Memorial of Massacre of Eldorado dos Carajás – Pará – Brazil
Photo Credit: Globo (Glauco Araújo)
Learn more about the Landless Rural Workers Movement (MST)

 

My Poetry Corner February 2016 features the poem “The Pedagogy of Steel” (A Pedagogia dos Aços) by Brazilian poet Pedro Tierra, pen name of Hamilton Pereira da Silva, a politician and Secretary of Culture in the Federal District.

Born in 1948 in Porto Nacional (Tocantins), Pedro Tierra abandoned his studies to join the resistance movement to overthrow the military dictatorship (1964-1985). In 1972, he was arrested and tortured for his subversive activities. During the five years he spent in prison, he lost several of his companions.

To survive and maintain his sanity, he began writing poetry. Adapting a Spanish pen name deterred exposure. He smuggled his poems to friends outside the prison, keeping them informed of life in captivity.

In 1977, Tierra’s collection of prison poems was secretly published in Italy under his pen name with the title, Poems of the People of the Night (Poemas do Povo da Noite).
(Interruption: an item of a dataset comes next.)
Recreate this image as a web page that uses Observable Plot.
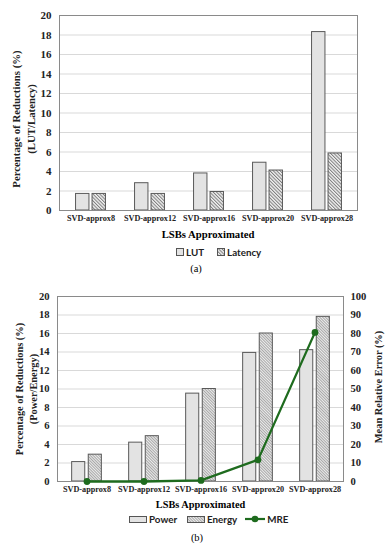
<!DOCTYPE html>
<html><head><meta charset="utf-8">
<script src="https://cdn.jsdelivr.net/npm/d3@7"></script>
<script src="https://cdn.jsdelivr.net/npm/@observablehq/plot@0.6"></script>
<style>
body{margin:0;background:#fff;width:391px;height:550px;position:relative;overflow:hidden;}
.abs{position:absolute;}
.ttl{font-family:"Liberation Serif",serif;font-weight:bold;white-space:nowrap;transform:translate(-50%,-50%);}
.cap{font-family:"Liberation Serif",serif;font-size:10.5px;white-space:nowrap;transform:translate(-50%,-50%);}
.leg{display:flex;align-items:center;font-family:Lato,"Liberation Sans",sans-serif;font-weight:bold;font-size:9.8px;color:#222;transform:translateY(-50%);white-space:nowrap;}
.leg svg{display:block;}
</style></head><body>
<svg width="0" height="0" style="position:absolute">
<defs>
<pattern id="hatchA" patternUnits="userSpaceOnUse" width="2.4" height="2.4" patternTransform="rotate(-45)">
<rect width="2.4" height="2.4" fill="#f2f2f2"/><line x1="0.5" y1="0" x2="0.5" y2="2.4" stroke="#7d7d7d" stroke-width="1"/>
</pattern>
<pattern id="dotsE" patternUnits="userSpaceOnUse" width="2" height="2" patternTransform="rotate(-45)">
<rect width="2" height="2" fill="#ececec"/><line x1="0.5" y1="0" x2="0.5" y2="2" stroke="#a8a8a8" stroke-width="1"/>
</pattern>
</defs></svg>
<div id="chartA" class="abs" style="left:0;top:0"></div>
<div class="abs ttl" style="left:208px;top:234px;font-size:10.7px">LSBs Approximated</div>
<div class="abs leg" style="left:176px;top:252px">
<svg width="8" height="8"><rect x="0.5" y="0.5" width="7" height="7" fill="#e3e3e3" stroke="#555"/></svg><span style="margin-left:2px">LUT</span>
<svg width="8" height="8" style="margin-left:13px"><rect x="0.5" y="0.5" width="7" height="7" fill="url(#hatchA)" stroke="#555"/></svg><span style="margin-left:2px">Latency</span>
</div>
<div class="abs cap" style="left:196px;top:268px">(a)</div>
<div id="chartB" class="abs" style="left:0;top:281px"></div>
<div class="abs ttl" style="left:200.5px;top:504px;font-size:10.3px">LSBs Approximated</div>
<div class="abs leg" style="left:129px;top:519px">
<svg width="18" height="7"><rect x="0.5" y="0.5" width="17" height="6" fill="#e3e3e3" stroke="#555"/></svg><span style="margin-left:2px">Power</span>
<svg width="18" height="7" style="margin-left:10px"><rect x="0.5" y="0.5" width="17" height="6" fill="url(#dotsE)" stroke="#555"/></svg><span style="margin-left:2px">Energy</span>
<svg width="20" height="8" style="margin-left:8px"><line x1="0" y1="4" x2="20" y2="4" stroke="#1e6b1e" stroke-width="2.2"/><circle cx="10" cy="4" r="3.3" fill="#1e6b1e"/></svg><span style="margin-left:2px">MRE</span>
</div>
<div class="abs cap" style="left:197px;top:537px">(b)</div>
<script>
// ---- data ----
const categories = ["SVD-approx8", "SVD-approx12", "SVD-approx16", "SVD-approx20", "SVD-approx28"];
const lutValues = [1.7, 2.8, 3.8, 4.9, 18.3];
const latencyValues = [1.7, 1.7, 1.9, 4.1, 5.85];
const powerValues = [2.1, 4.2, 9.5, 13.9, 14.2];
const energyValues = [2.9, 4.9, 10.0, 16.0, 17.8];
const mreValues = [0, 0, 0.6, 11.7, 80.6];
const yTicks = [0, 2, 4, 6, 8, 10, 12, 14, 16, 18, 20];
const mreTicks = [0, 10, 20, 30, 40, 50, 60, 70, 80, 90, 100];
const labelA = "Percentage of Reductions (%)\n(LUT/Latency)";
const labelB = "Percentage of Reductions (%)\n(Power/Energy)";
const labelMRE = "Mean Relative Error (%)";

const tableA = categories.map((c, i) => ({cat: c, lut: lutValues[i], latency: latencyValues[i]}));
const tableB = categories.map((c, i) => ({cat: c, power: powerValues[i], energy: energyValues[i], mre: mreValues[i]}));

const font = "'Liberation Serif', 'Times New Roman', serif";
const barStroke = "#595959";
const green = "#1e6b1e";

// ---- chart (a) ----
{
  const W = 391, mL = 59, mR = 34;
  const bw = (W - mL - mR) / categories.length;
  const barW = 14, gap = 2.5;
  const chart = Plot.plot({
    width: W, height: 226,
    marginTop: 15, marginBottom: 16, marginLeft: mL, marginRight: mR,
    style: {fontFamily: font, fontWeight: "bold", color: "#222", background: "#fff", overflow: "visible"},
    x: {type: "band", domain: categories, padding: 0},
    y: {domain: [0, 20]},
    marks: [
      Plot.gridY(yTicks, {stroke: "#d9d9d9", strokeOpacity: 1}),
      Plot.barY(tableA, {x: "cat", y: "lut", fill: "#e3e3e3", stroke: barStroke, strokeWidth: 1,
        insetLeft: bw / 2 - gap / 2 - barW, insetRight: bw / 2 + gap / 2}),
      Plot.barY(tableA, {x: "cat", y: "latency", fill: "url(#hatchA)", stroke: barStroke, strokeWidth: 1,
        insetLeft: bw / 2 + gap / 2, insetRight: bw / 2 - gap / 2 - barW}),
      Plot.frame({stroke: "#8a8a8a"}),
      Plot.axisY(yTicks, {tickSize: 0, tickPadding: 8, fontSize: 11, label: null}),
      Plot.axisX({tickSize: 0, tickPadding: 5, fontSize: 8.2, label: null}),
      Plot.text([labelA], {frameAnchor: "left", textAnchor: "middle", lineAnchor: "middle", rotate: -90,
        dx: -36.5, dy: 6, lineHeight: 1.38, fontSize: 10.8})
    ]
  });
  document.getElementById("chartA").append(chart);
}

// ---- chart (b) ----
{
  const W = 391, mL = 57, mR = 48;
  const bw = (W - mL - mR) / categories.length;
  const barW = 13.3, gap = 3.3;
  const ratio = mreTicks[mreTicks.length - 1] / yTicks[yTicks.length - 1];
  const chart = Plot.plot({
    width: W, height: 216,
    marginTop: 15, marginBottom: 16, marginLeft: mL, marginRight: mR,
    style: {fontFamily: font, fontWeight: "bold", color: "#222", background: "#fff", overflow: "visible"},
    x: {type: "band", domain: categories, padding: 0},
    y: {domain: [0, 20]},
    marks: [
      Plot.gridY(yTicks, {stroke: "#d9d9d9", strokeOpacity: 1}),
      Plot.barY(tableB, {x: "cat", y: "power", fill: "#e3e3e3", stroke: barStroke, strokeWidth: 1,
        insetLeft: bw / 2 - gap / 2 - barW, insetRight: bw / 2 + gap / 2}),
      Plot.barY(tableB, {x: "cat", y: "energy", fill: "url(#dotsE)", stroke: barStroke, strokeWidth: 1,
        insetLeft: bw / 2 + gap / 2, insetRight: bw / 2 - gap / 2 - barW}),
      Plot.frame({stroke: "#8a8a8a"}),
      Plot.line(tableB, {x: "cat", y: d => d.mre / ratio, stroke: green, strokeWidth: 2.3}),
      Plot.dot(tableB, {x: "cat", y: d => d.mre / ratio, r: 3.4, fill: green, stroke: "none"}),
      Plot.axisY(yTicks, {tickSize: 0, tickPadding: 8, fontSize: 10.6, label: null}),
      Plot.axisY(yTicks, {anchor: "right", tickSize: 0, tickPadding: 7, fontSize: 10.6, label: null,
        tickFormat: d => mreTicks[yTicks.indexOf(d)]}),
      Plot.axisX({tickSize: 0, tickPadding: 5, fontSize: 8.2, label: null}),
      Plot.text([labelB], {frameAnchor: "left", textAnchor: "middle", lineAnchor: "middle", rotate: -90,
        dx: -32, dy: 0, lineHeight: 1.33, fontSize: 10.4}),
      Plot.text([labelMRE], {frameAnchor: "right", textAnchor: "middle", lineAnchor: "middle", rotate: -90,
        dx: 34.7, dy: -2, fontSize: 10.4})
    ]
  });
  document.getElementById("chartB").append(chart);
}
</script>
</body></html>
In his poem, “Prologue,” he pays homage to his companions who had died in prison or ‘disappeared.’

I am here to speak
through the mouth of my dead.
I am poet-witness
poet of the generation of dreamers
and blood
over the roads of my country.
We will survive.

After his release in 1977, Pedro Tierra dedicated his time to social causes. He was active in the foundation of rural workers unions across Brazil, the Workers’ Party (PT), the Workers Exclusive Center (CUT), and the Landless Rural Workers Movement (MST).

The featured poem, “The Pedagogy of Steel,” denounces the massacre of nineteen landless rural workers by the military police in Eldorado dos Carajás (Pará), on April 17, 1996: the fourth of similar massacres in the 1990s. Tierra not only recalls these four massacres, but also includes three earlier clashes (1893-1930). He makes clear that the struggle of small farmers and rural workers against large private landowners and giant agricultural corporations continues to be one of violent confrontation and exclusion.

Tierra’s use of the metaphor “steel” captures well this ongoing, relentless struggle. Forged in fire, steel is not only used in weaponry, but also reflects an emotional state. He expresses both connotations in the third stanza:

The pedagogy of steel
strikes down the body
this merciless geography…

Geography is the most comprehensive study of man and his environment. When that habitat becomes “merciless,” where does it leave man? As Tierra notes in his following stanza:

There is a nation of men
excluded from the nation.
There is a nation of men
excluded from life.
There is a nation of silent men
excluded by every word.
There is a nation of men
fighting behind the fences.
There is a nation of men
without face,
buried in the mud,
without name
buried by silence.

The plight of landless rural workers is not unique to Brazil. A front-runner American presidential candidate has used very derogatory words to criminalize undocumented, Mexican farm workers, eking out a living here in the United States.